Immediately following film school, Wolf made his first documentary feature, Wild Combination: A Portrait of Arthur Russell (2008), a kaleidoscopic study of the avant-garde composer, singer, cellist, and disco producer, who died from AIDS before he was able to see the vast influence of his work. In 2013, Wolf made his next film in collaboration with journalist and punk chronicler Jon Savage. A poignant meditation on the birth of youth culture from the end of the nineteenth century to the first half of the twentieth, Teenage is built from a mix of rare archival footage, diary entries, and meticulously restaged moments.

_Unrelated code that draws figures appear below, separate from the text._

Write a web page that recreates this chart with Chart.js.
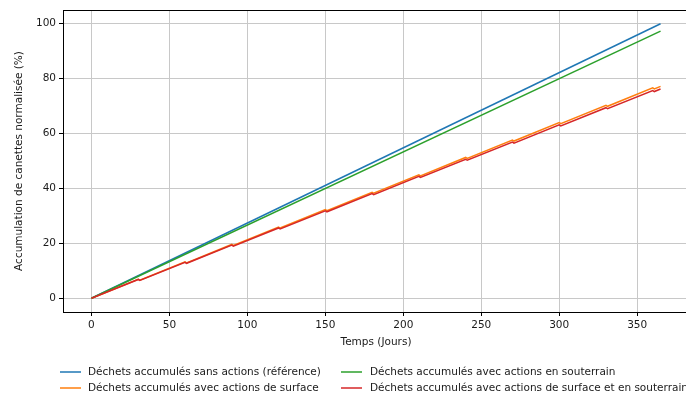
<!DOCTYPE html>
<html>
<head>
<meta charset="utf-8">
<script src="https://cdn.jsdelivr.net/npm/chart.js@4.4.1/dist/chart.umd.min.js"></script>
<style>
html,body{margin:0;padding:0;background:#fff;overflow:hidden;}
#wrap{width:690px;height:394px;position:relative;}
</style>
</head>
<body>
<div id="wrap"><canvas id="c" width="690" height="394"></canvas></div>
<script>
// ---- Data ----
const seriesLabels = [
  "Déchets accumulés sans actions (référence)",
  "Déchets accumulés avec actions de surface",
  "Déchets accumulés avec actions en souterrain",
  "Déchets accumulés avec actions de surface et en souterrain"
];
const seriesColors = ["#1f77b4", "#ff7f0e", "#2ca02c", "#d62728"];

const refDays = [0, 365];
const refValues = [0, 100];

const surfDays = [0, 30, 31, 60, 61, 90, 91, 120, 121, 150, 151, 180, 181, 210, 211, 240, 241, 270, 271, 300, 301, 330, 331, 360, 361, 365];
const surfValues = [0, 6.94, 6.57, 13.27, 12.90, 19.61, 19.24, 25.94, 25.58, 32.28, 31.91, 38.62, 38.25, 44.95, 44.58, 51.29, 50.92, 57.62, 57.26, 63.96, 63.59, 70.30, 69.93, 76.63, 76.26, 77.19];

const sousDays = [0, 365];
const sousValues = [0, 97.3];

const mixDays = [0, 30, 31, 60, 61, 90, 91, 120, 121, 150, 151, 180, 181, 210, 211, 240, 241, 270, 271, 300, 301, 330, 331, 360, 361, 365];
const mixValues = [0, 6.86, 6.48, 13.11, 12.74, 19.37, 18.99, 25.62, 25.25, 31.88, 31.50, 38.13, 37.76, 44.39, 44.01, 50.64, 50.27, 56.90, 56.52, 63.15, 62.78, 69.41, 69.03, 75.66, 75.29, 76.20];

const xTicks = [0, 50, 100, 150, 200, 250, 300, 350];
const yTicks = [0, 20, 40, 60, 80, 100];

const xTitle = "Temps (Jours)";
const yTitle = "Accumulation de canettes normalisée (%)";

// ---- Build ----
function pts(xs, ys) { return xs.map((x, i) => ({x: x, y: ys[i]})); }
const seriesData = [pts(refDays, refValues), pts(surfDays, surfValues), pts(sousDays, sousValues), pts(mixDays, mixValues)];

const FONT = "'DejaVu Sans', sans-serif";
const FS = 10.5;
const TXT = "#1a1a1a";

const framePlugin = {
  id: 'frameLegend',
  afterDatasetsDraw(chart) {
    const ctx = chart.ctx;
    const a = chart.chartArea;
    ctx.save();
    ctx.strokeStyle = '#000';
    ctx.lineWidth = 1;
    ctx.strokeRect(Math.round(a.left) + 0.5, Math.round(a.top) + 0.5, Math.round(a.right - a.left), Math.round(a.bottom - a.top));
    ctx.restore();
  },
  afterDraw(chart) {
    const ctx = chart.ctx;
    ctx.save();
    ctx.font = FS + "px " + FONT;
    ctx.textBaseline = 'middle';
    ctx.fillStyle = TXT;
    const cols = [{lx: 60, tx: 88}, {lx: 341, tx: 370}];
    const rows = [372, 388];
    // column-major order: col0 -> series 0,1 ; col1 -> series 2,3
    const order = [[0, 0, 0], [1, 0, 1], [2, 1, 0], [3, 1, 1]];
    order.forEach(([si, c, r]) => {
      const ds = chart.data.datasets[si];
      const y = rows[r];
      ctx.strokeStyle = ds.borderColor;
      ctx.lineWidth = 1.5;
      ctx.beginPath();
      ctx.moveTo(cols[c].lx, y);
      ctx.lineTo(cols[c].lx + 21, y);
      ctx.stroke();
      ctx.fillText(ds.label, cols[c].tx, y);
    });
    ctx.restore();
  }
};

new Chart(document.getElementById('c'), {
  type: 'line',
  data: {
    datasets: seriesData.map((d, i) => ({
      label: seriesLabels[i],
      data: d,
      borderColor: seriesColors[i],
      backgroundColor: seriesColors[i],
      borderWidth: 1.5,
      pointRadius: 0,
      fill: false,
      tension: 0,
      order: 4 - i
    }))
  },
  options: {
    responsive: false,
    animation: false,
    layout: {padding: {top: 10, right: 1, bottom: 42, left: 0}},
    plugins: {legend: {display: false}, tooltip: {enabled: false}},
    scales: {
      x: {
        type: 'linear',
        min: -18.25,
        max: 383.25,
        afterBuildTicks(s) { s.ticks = xTicks.map(v => ({value: v})); },
        afterFit(s) { s.height = 40; },
        grid: {color: '#c8c8c8', lineWidth: 1, tickLength: 4, tickColor: '#000'},
        border: {display: false},
        ticks: {font: {family: FONT, size: FS}, color: TXT, padding: 3, maxRotation: 0},
        title: {display: true, text: xTitle, font: {family: FONT, size: FS}, color: TXT, padding: {top: 0, bottom: 3}}
      },
      y: {
        type: 'linear',
        min: -5,
        max: 105,
        afterBuildTicks(s) { s.ticks = yTicks.map(v => ({value: v})); },
        afterFit(s) { s.width = 63; },
        grid: {color: '#c8c8c8', lineWidth: 1, tickLength: 4, tickColor: '#000'},
        border: {display: false},
        ticks: {font: {family: FONT, size: FS}, color: TXT, padding: 3},
        title: {display: true, text: yTitle, font: {family: FONT, size: FS}, color: TXT, padding: {top: 13, bottom: 0}}
      }
    }
  },
  plugins: [framePlugin]
});
</script>
</body>
</html>
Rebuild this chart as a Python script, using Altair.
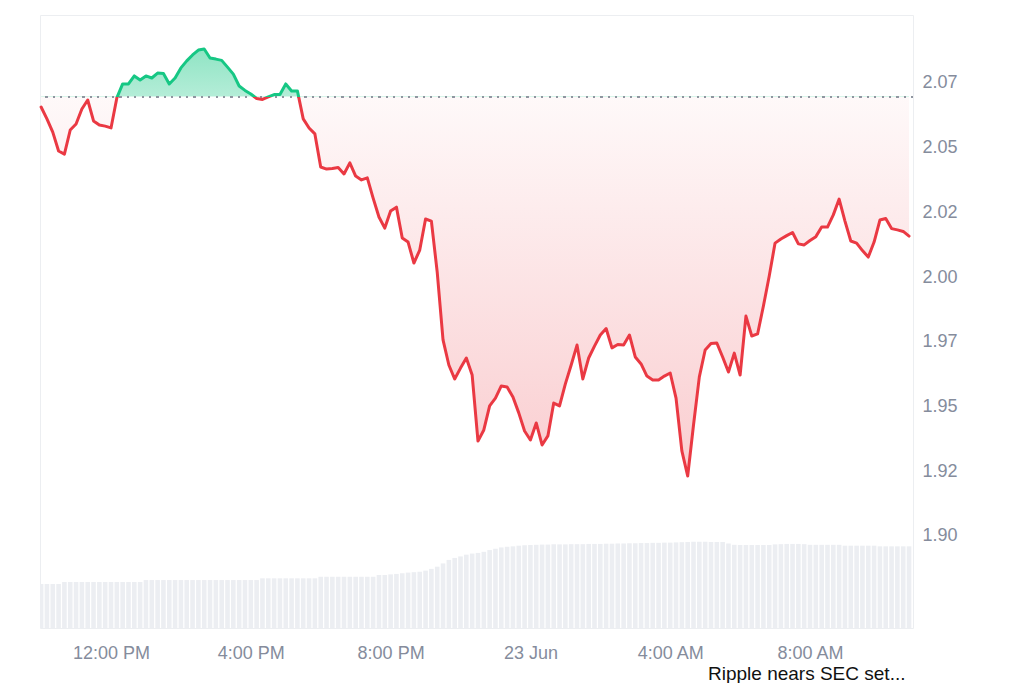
import altair as alt
import pandas as pd

BASE = 2.0697
NEWS = ["Ripple nears SEC set..."]

price = [2.0657, 2.0611, 2.0560, 2.0487, 2.0475, 2.0568, 2.0591, 2.0649, 2.0684, 2.0603,
         2.0587, 2.0583, 2.0576, 2.0692, 2.0746, 2.0746, 2.0777, 2.0761, 2.0777, 2.0769,
         2.0788, 2.0786, 2.0746, 2.0769, 2.0808, 2.0835, 2.0858, 2.0877, 2.0881, 2.0846,
         2.0842, 2.0837, 2.0811, 2.0784, 2.0738, 2.0721, 2.0707, 2.0690, 2.0686, 2.0696,
         2.0705, 2.0705, 2.0746, 2.0719, 2.0719, 2.0611, 2.0576, 2.0553, 2.0425, 2.0417,
         2.0419, 2.0423, 2.0398, 2.0441, 2.0390, 2.0375, 2.0383, 2.0305, 2.0232, 2.0189,
         2.0255, 2.0270, 2.0151, 2.0135, 2.0054, 2.0104, 2.0224, 2.0216, 2.0019, 1.9757,
         1.9660, 1.9606, 1.9648, 1.9687, 1.9621, 1.9366, 1.9409, 1.9502, 1.9532, 1.9579,
         1.9575, 1.9536, 1.9475, 1.9405, 1.9370, 1.9436, 1.9351, 1.9386, 1.9513, 1.9502,
         1.9587, 1.9660, 1.9737, 1.9606, 1.9687, 1.9733, 1.9776, 1.9801, 1.9726, 1.9739,
         1.9737, 1.9776, 1.9691, 1.9664, 1.9617, 1.9602, 1.9602, 1.9617, 1.9629, 1.9532,
         1.9328, 1.9231, 1.9428, 1.9614, 1.9718, 1.9743, 1.9745, 1.9691, 1.9633, 1.9706,
         1.9621, 1.9849, 1.9772, 1.9780, 1.9888, 2.0004, 2.0131, 2.0147, 2.0160, 2.0172,
         2.0128, 2.0124, 2.0141, 2.0156, 2.0193, 2.0193, 2.0240, 2.0301, 2.0216, 2.0139,
         2.0131, 2.0102, 2.0077, 2.0135, 2.0220, 2.0226, 2.0187, 2.0182, 2.0176, 2.0158]

volume = [2.01, 2.01, 2.01, 2.01, 2.10, 2.10, 2.10, 2.10, 2.10, 2.10,
          2.10, 2.10, 2.10, 2.10, 2.10, 2.10, 2.10, 2.10, 2.19, 2.19,
          2.19, 2.19, 2.19, 2.19, 2.19, 2.19, 2.19, 2.19, 2.19, 2.19,
          2.19, 2.19, 2.19, 2.19, 2.19, 2.19, 2.19, 2.19, 2.27, 2.27,
          2.27, 2.27, 2.27, 2.27, 2.27, 2.27, 2.27, 2.27, 2.34, 2.34,
          2.34, 2.34, 2.34, 2.34, 2.34, 2.34, 2.34, 2.34, 2.42, 2.42,
          2.45, 2.47, 2.50, 2.53, 2.55, 2.57, 2.62, 2.70, 2.80, 2.95,
          3.11, 3.20, 3.27, 3.35, 3.40, 3.43, 3.48, 3.56, 3.62, 3.68,
          3.71, 3.73, 3.76, 3.78, 3.79, 3.80, 3.81, 3.81, 3.82, 3.82,
          3.82, 3.83, 3.83, 3.83, 3.84, 3.84, 3.84, 3.85, 3.85, 3.86,
          3.86, 3.87, 3.87, 3.88, 3.88, 3.89, 3.89, 3.90, 3.90, 3.91,
          3.92, 3.93, 3.94, 3.94, 3.94, 3.93, 3.93, 3.93, 3.86, 3.80,
          3.79, 3.79, 3.79, 3.79, 3.79, 3.79, 3.82, 3.83, 3.84, 3.84,
          3.84, 3.83, 3.80, 3.80, 3.80, 3.80, 3.80, 3.80, 3.76, 3.76,
          3.76, 3.76, 3.76, 3.76, 3.73, 3.73, 3.73, 3.73, 3.73, 3.73]

y_ticks = [1.90, 1.925, 1.95, 1.975, 2.00, 2.025, 2.05, 2.075]

times = pd.date_range("2025-06-22 10:00", periods=len(price), freq="10min")
df = pd.DataFrame({"time": times, "price": price, "volume": volume})

GREEN = "#16c784"
RED = "#ea3943"
LABEL = "#858c9c"
FONT = "Liberation Sans"

pmax, pmin = max(price), min(price)
off = (pmax - BASE) / (pmax - pmin)

line_grad = alt.Gradient(
    gradient="linear", x1=0, x2=0, y1=0, y2=1,
    stops=[alt.GradientStop(color=GREEN, offset=0),
           alt.GradientStop(color=GREEN, offset=off),
           alt.GradientStop(color=RED, offset=off),
           alt.GradientStop(color=RED, offset=1)])
area_grad = alt.Gradient(
    gradient="linear", x1=0, x2=0, y1=0, y2=1,
    stops=[alt.GradientStop(color="rgba(22,199,132,0.48)", offset=0),
           alt.GradientStop(color="rgba(22,199,132,0.32)", offset=off),
           alt.GradientStop(color="rgba(234,57,67,0.03)", offset=off),
           alt.GradientStop(color="rgba(234,57,67,0.25)", offset=1)])

x_dom = [alt.DateTime(year=2025, month=6, date=22, hours=9, minutes=58, seconds=6),
         alt.DateTime(year=2025, month=6, date=23, hours=10, minutes=56, seconds=48)]
x_vals = [alt.DateTime(year=2025, month=6, date=22, hours=12),
          alt.DateTime(year=2025, month=6, date=22, hours=16),
          alt.DateTime(year=2025, month=6, date=22, hours=20),
          alt.DateTime(year=2025, month=6, date=23, hours=0),
          alt.DateTime(year=2025, month=6, date=23, hours=4),
          alt.DateTime(year=2025, month=6, date=23, hours=8)]

x_enc = alt.X(
    "time:T", title=None,
    scale=alt.Scale(domain=x_dom, nice=False, padding=0),
    axis=alt.Axis(values=x_vals, ticks=False, domain=False, grid=False,
                  labelExpr="hours(datum.value) == 0 ? timeFormat(datum.value, '%-d %b') : timeFormat(datum.value, '%-I:%M %p')",
                  labelFontSize=18, labelColor=LABEL, labelFont=FONT,
                  labelPadding=16, labelFlush=False, labelOverlap=False))

y_price = alt.Y(
    "price:Q", title=None,
    scale=alt.Scale(domain=[1.86437, 2.10124], nice=False, zero=False),
    axis=alt.Axis(orient="right", values=y_ticks, ticks=False, domain=False,
                  labelExpr="format(floor(datum.value * 100 + 0.0001) / 100, '.2f')",
                  gridColor="#eceef1", gridWidth=1,
                  labelFontSize=18, labelColor=LABEL, labelFont=FONT,
                  labelPadding=9))

base = alt.Chart(df)

bars = base.mark_bar(size=4.6, color="#eceef2", clip=True).encode(
    x=x_enc,
    y=alt.Y("volume:Q", scale=alt.Scale(domain=[0, 28], padding=0), axis=None),
)

area = base.mark_area(interpolate="linear", color=area_grad).encode(
    x=x_enc, y=y_price, y2=alt.datum(BASE))

rule = base.mark_rule(color="#8f959f", strokeWidth=1.4, strokeDash=[1.4, 6]).encode(
    y=alt.datum(BASE))

line = base.mark_line(interpolate="linear", stroke=line_grad, strokeWidth=3,
                      strokeJoin="round", strokeCap="round").encode(
    x=x_enc, y=y_price)

price_layer = alt.layer(area, rule, line)

news = alt.Chart(pd.DataFrame({"t": NEWS})).mark_text(
    align="left", baseline="alphabetic", fontSize=19, font=FONT, color="#111111"
).encode(text="t:N", x=alt.value(668), y=alt.value(665))

chart = alt.layer(bars, price_layer, news).resolve_scale(y="independent").properties(
    width=873, height=613,
    autosize=alt.AutoSizeParams(type="none"),
    padding={"left": 32, "top": 7, "right": 103, "bottom": 55},
    background="white",
).configure_view(stroke="#eceef1", strokeWidth=1)

chart.save("out.html", embed_options={"renderer": "svg", "actions": False})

What came next for Wolf was even more ambitious: Recorder: The Marion Stokes Project (2019), which explores the life and legacy of a civil-rights-era radical turned wealthy recluse who privately recorded American television news programs twenty-four hours a day for over thirty years. His most recent feature, Spaceship Earth (2020), is a fantastical examination of a group of dreamers who spent two years quarantined inside a self-engineered replica of Earth’s ecosystem. Between these films, Wolf has found time for smaller-scale work that offers him creative freedom and pleasure, including the elegiac biographical film I Remember: A Film About Joe Brainard (2012), and Another Hayride (2021), a portrait of controversial self-help guru Louise Hay.

With a collection featuring all of Wolf’s work now playing on the Criterion Channel, I spoke with him about the philosophical ideas that fuel his filmmaking and the process of becoming a vessel for his subjects.